>> begin DATA SECTION

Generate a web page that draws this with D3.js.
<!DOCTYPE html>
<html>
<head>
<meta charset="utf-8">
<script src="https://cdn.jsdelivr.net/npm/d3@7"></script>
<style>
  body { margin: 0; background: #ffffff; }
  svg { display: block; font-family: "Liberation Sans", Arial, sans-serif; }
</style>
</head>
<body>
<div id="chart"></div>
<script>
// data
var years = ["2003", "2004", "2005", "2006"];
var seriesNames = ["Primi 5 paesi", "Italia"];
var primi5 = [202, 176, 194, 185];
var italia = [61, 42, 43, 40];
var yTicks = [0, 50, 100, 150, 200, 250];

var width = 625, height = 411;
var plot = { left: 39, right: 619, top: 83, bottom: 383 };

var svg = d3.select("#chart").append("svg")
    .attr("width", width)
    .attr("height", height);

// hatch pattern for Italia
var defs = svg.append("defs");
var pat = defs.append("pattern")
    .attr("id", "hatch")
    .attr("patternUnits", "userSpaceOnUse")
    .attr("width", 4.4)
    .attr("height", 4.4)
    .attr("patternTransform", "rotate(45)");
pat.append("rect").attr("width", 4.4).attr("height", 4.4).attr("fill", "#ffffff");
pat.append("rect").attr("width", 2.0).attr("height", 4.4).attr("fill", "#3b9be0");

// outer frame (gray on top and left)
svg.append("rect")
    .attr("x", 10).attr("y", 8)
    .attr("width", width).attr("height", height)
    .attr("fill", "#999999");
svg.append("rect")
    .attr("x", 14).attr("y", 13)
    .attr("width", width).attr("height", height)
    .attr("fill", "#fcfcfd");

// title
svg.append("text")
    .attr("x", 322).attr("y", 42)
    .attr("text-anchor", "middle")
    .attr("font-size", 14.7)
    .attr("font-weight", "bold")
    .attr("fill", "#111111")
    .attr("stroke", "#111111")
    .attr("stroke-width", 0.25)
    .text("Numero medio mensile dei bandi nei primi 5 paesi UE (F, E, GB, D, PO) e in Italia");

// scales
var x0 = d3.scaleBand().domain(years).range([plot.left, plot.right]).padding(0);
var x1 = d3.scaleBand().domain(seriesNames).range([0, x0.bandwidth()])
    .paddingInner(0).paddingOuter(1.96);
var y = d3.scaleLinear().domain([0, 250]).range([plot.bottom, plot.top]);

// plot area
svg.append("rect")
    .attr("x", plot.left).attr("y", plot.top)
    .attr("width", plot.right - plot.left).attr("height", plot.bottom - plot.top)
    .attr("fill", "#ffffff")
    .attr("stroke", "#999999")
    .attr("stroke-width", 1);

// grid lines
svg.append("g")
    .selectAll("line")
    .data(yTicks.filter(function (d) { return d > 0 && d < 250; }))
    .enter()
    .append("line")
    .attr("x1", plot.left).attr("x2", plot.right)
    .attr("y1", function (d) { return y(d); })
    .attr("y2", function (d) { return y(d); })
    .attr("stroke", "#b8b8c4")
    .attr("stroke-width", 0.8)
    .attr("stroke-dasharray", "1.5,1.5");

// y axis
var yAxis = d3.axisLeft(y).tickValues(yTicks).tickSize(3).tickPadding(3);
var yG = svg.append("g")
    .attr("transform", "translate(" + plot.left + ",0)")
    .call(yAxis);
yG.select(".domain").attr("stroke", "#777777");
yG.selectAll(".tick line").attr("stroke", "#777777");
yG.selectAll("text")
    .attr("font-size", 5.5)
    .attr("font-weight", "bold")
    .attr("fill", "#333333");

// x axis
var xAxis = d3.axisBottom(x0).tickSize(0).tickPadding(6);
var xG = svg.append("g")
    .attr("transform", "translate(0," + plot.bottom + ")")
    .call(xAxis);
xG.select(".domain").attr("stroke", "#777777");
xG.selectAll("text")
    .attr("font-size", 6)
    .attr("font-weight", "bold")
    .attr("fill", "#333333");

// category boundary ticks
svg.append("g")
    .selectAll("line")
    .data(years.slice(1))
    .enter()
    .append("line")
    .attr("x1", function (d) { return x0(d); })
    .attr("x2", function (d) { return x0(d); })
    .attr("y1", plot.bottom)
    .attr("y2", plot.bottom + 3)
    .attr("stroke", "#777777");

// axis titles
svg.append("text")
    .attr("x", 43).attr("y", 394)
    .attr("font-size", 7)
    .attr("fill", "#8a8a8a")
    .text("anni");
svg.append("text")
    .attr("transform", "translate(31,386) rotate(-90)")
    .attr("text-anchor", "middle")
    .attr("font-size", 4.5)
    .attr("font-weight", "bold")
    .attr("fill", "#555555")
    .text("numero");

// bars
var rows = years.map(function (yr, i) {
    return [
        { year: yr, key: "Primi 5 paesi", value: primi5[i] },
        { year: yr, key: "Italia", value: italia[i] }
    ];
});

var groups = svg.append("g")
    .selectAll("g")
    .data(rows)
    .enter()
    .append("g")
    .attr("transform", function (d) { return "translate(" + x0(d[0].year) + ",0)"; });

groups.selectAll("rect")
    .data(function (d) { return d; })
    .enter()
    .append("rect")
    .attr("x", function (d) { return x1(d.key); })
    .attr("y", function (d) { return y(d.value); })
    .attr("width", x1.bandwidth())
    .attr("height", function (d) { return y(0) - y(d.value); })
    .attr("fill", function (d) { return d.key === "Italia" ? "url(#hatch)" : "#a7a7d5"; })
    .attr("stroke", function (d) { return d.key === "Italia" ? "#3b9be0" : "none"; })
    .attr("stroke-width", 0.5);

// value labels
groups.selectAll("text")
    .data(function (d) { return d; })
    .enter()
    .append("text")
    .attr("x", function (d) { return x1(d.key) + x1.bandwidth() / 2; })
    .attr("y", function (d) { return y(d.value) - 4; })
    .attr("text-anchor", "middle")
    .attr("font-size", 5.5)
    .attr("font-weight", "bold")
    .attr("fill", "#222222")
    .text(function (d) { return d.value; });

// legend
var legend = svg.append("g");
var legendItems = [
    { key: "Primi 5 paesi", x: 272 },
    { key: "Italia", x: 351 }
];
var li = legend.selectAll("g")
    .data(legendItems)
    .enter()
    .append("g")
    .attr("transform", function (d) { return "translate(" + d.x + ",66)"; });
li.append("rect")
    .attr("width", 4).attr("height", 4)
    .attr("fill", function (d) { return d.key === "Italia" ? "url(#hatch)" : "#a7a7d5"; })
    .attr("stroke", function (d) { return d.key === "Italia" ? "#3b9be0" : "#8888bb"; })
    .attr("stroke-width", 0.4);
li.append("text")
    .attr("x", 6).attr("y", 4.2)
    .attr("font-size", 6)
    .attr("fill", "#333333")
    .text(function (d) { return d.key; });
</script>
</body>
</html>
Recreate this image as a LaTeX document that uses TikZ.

>> end DATA SECTION

### YOUR GOAL
Please quote the records above exactly, without skipping a line.

### RESPONSE BELOW
Generate a web page that draws this with D3.js.
<!DOCTYPE html>
<html>
<head>
<meta charset="utf-8">
<script src="https://cdn.jsdelivr.net/npm/d3@7"></script>
<style>
  body { margin: 0; background: #ffffff; }
  svg { display: block; font-family: "Liberation Sans", Arial, sans-serif; }
</style>
</head>
<body>
<div id="chart"></div>
<script>
// data
var years = ["2003", "2004", "2005", "2006"];
var seriesNames = ["Primi 5 paesi", "Italia"];
var primi5 = [202, 176, 194, 185];
var italia = [61, 42, 43, 40];
var yTicks = [0, 50, 100, 150, 200, 250];

var width = 625, height = 411;
var plot = { left: 39, right: 619, top: 83, bottom: 383 };

var svg = d3.select("#chart").append("svg")
    .attr("width", width)
    .attr("height", height);

// hatch pattern for Italia
var defs = svg.append("defs");
var pat = defs.append("pattern")
    .attr("id", "hatch")
    .attr("patternUnits", "userSpaceOnUse")
    .attr("width", 4.4)
    .attr("height", 4.4)
    .attr("patternTransform", "rotate(45)");
pat.append("rect").attr("width", 4.4).attr("height", 4.4).attr("fill", "#ffffff");
pat.append("rect").attr("width", 2.0).attr("height", 4.4).attr("fill", "#3b9be0");

// outer frame (gray on top and left)
svg.append("rect")
    .attr("x", 10).attr("y", 8)
    .attr("width", width).attr("height", height)
    .attr("fill", "#999999");
svg.append("rect")
    .attr("x", 14).attr("y", 13)
    .attr("width", width).attr("height", height)
    .attr("fill", "#fcfcfd");

// title
svg.append("text")
    .attr("x", 322).attr("y", 42)
    .attr("text-anchor", "middle")
    .attr("font-size", 14.7)
    .attr("font-weight", "bold")
    .attr("fill", "#111111")
    .attr("stroke", "#111111")
    .attr("stroke-width", 0.25)
    .text("Numero medio mensile dei bandi nei primi 5 paesi UE (F, E, GB, D, PO) e in Italia");

// scales
var x0 = d3.scaleBand().domain(years).range([plot.left, plot.right]).padding(0);
var x1 = d3.scaleBand().domain(seriesNames).range([0, x0.bandwidth()])
    .paddingInner(0).paddingOuter(1.96);
var y = d3.scaleLinear().domain([0, 250]).range([plot.bottom, plot.top]);

// plot area
svg.append("rect")
    .attr("x", plot.left).attr("y", plot.top)
    .attr("width", plot.right - plot.left).attr("height", plot.bottom - plot.top)
    .attr("fill", "#ffffff")
    .attr("stroke", "#999999")
    .attr("stroke-width", 1);

// grid lines
svg.append("g")
    .selectAll("line")
    .data(yTicks.filter(function (d) { return d > 0 && d < 250; }))
    .enter()
    .append("line")
    .attr("x1", plot.left).attr("x2", plot.right)
    .attr("y1", function (d) { return y(d); })
    .attr("y2", function (d) { return y(d); })
    .attr("stroke", "#b8b8c4")
    .attr("stroke-width", 0.8)
    .attr("stroke-dasharray", "1.5,1.5");

// y axis
var yAxis = d3.axisLeft(y).tickValues(yTicks).tickSize(3).tickPadding(3);
var yG = svg.append("g")
    .attr("transform", "translate(" + plot.left + ",0)")
    .call(yAxis);
yG.select(".domain").attr("stroke", "#777777");
yG.selectAll(".tick line").attr("stroke", "#777777");
yG.selectAll("text")
    .attr("font-size", 5.5)
    .attr("font-weight", "bold")
    .attr("fill", "#333333");

// x axis
var xAxis = d3.axisBottom(x0).tickSize(0).tickPadding(6);
var xG = svg.append("g")
    .attr("transform", "translate(0," + plot.bottom + ")")
    .call(xAxis);
xG.select(".domain").attr("stroke", "#777777");
xG.selectAll("text")
    .attr("font-size", 6)
    .attr("font-weight", "bold")
    .attr("fill", "#333333");

// category boundary ticks
svg.append("g")
    .selectAll("line")
    .data(years.slice(1))
    .enter()
    .append("line")
    .attr("x1", function (d) { return x0(d); })
    .attr("x2", function (d) { return x0(d); })
    .attr("y1", plot.bottom)
    .attr("y2", plot.bottom + 3)
    .attr("stroke", "#777777");

// axis titles
svg.append("text")
    .attr("x", 43).attr("y", 394)
    .attr("font-size", 7)
    .attr("fill", "#8a8a8a")
    .text("anni");
svg.append("text")
    .attr("transform", "translate(31,386) rotate(-90)")
    .attr("text-anchor", "middle")
    .attr("font-size", 4.5)
    .attr("font-weight", "bold")
    .attr("fill", "#555555")
    .text("numero");

// bars
var rows = years.map(function (yr, i) {
    return [
        { year: yr, key: "Primi 5 paesi", value: primi5[i] },
        { year: yr, key: "Italia", value: italia[i] }
    ];
});

var groups = svg.append("g")
    .selectAll("g")
    .data(rows)
    .enter()
    .append("g")
    .attr("transform", function (d) { return "translate(" + x0(d[0].year) + ",0)"; });

groups.selectAll("rect")
    .data(function (d) { return d; })
    .enter()
    .append("rect")
    .attr("x", function (d) { return x1(d.key); })
    .attr("y", function (d) { return y(d.value); })
    .attr("width", x1.bandwidth())
    .attr("height", function (d) { return y(0) - y(d.value); })
    .attr("fill", function (d) { return d.key === "Italia" ? "url(#hatch)" : "#a7a7d5"; })
    .attr("stroke", function (d) { return d.key === "Italia" ? "#3b9be0" : "none"; })
    .attr("stroke-width", 0.5);

// value labels
groups.selectAll("text")
    .data(function (d) { return d; })
    .enter()
    .append("text")
    .attr("x", function (d) { return x1(d.key) + x1.bandwidth() / 2; })
    .attr("y", function (d) { return y(d.value) - 4; })
    .attr("text-anchor", "middle")
    .attr("font-size", 5.5)
    .attr("font-weight", "bold")
    .attr("fill", "#222222")
    .text(function (d) { return d.value; });

// legend
var legend = svg.append("g");
var legendItems = [
    { key: "Primi 5 paesi", x: 272 },
    { key: "Italia", x: 351 }
];
var li = legend.selectAll("g")
    .data(legendItems)
    .enter()
    .append("g")
    .attr("transform", function (d) { return "translate(" + d.x + ",66)"; });
li.append("rect")
    .attr("width", 4).attr("height", 4)
    .attr("fill", function (d) { return d.key === "Italia" ? "url(#hatch)" : "#a7a7d5"; })
    .attr("stroke", function (d) { return d.key === "Italia" ? "#3b9be0" : "#8888bb"; })
    .attr("stroke-width", 0.4);
li.append("text")
    .attr("x", 6).attr("y", 4.2)
    .attr("font-size", 6)
    .attr("fill", "#333333")
    .text(function (d) { return d.key; });
</script>
</body>
</html>
Recreate this image as a LaTeX document that uses TikZ.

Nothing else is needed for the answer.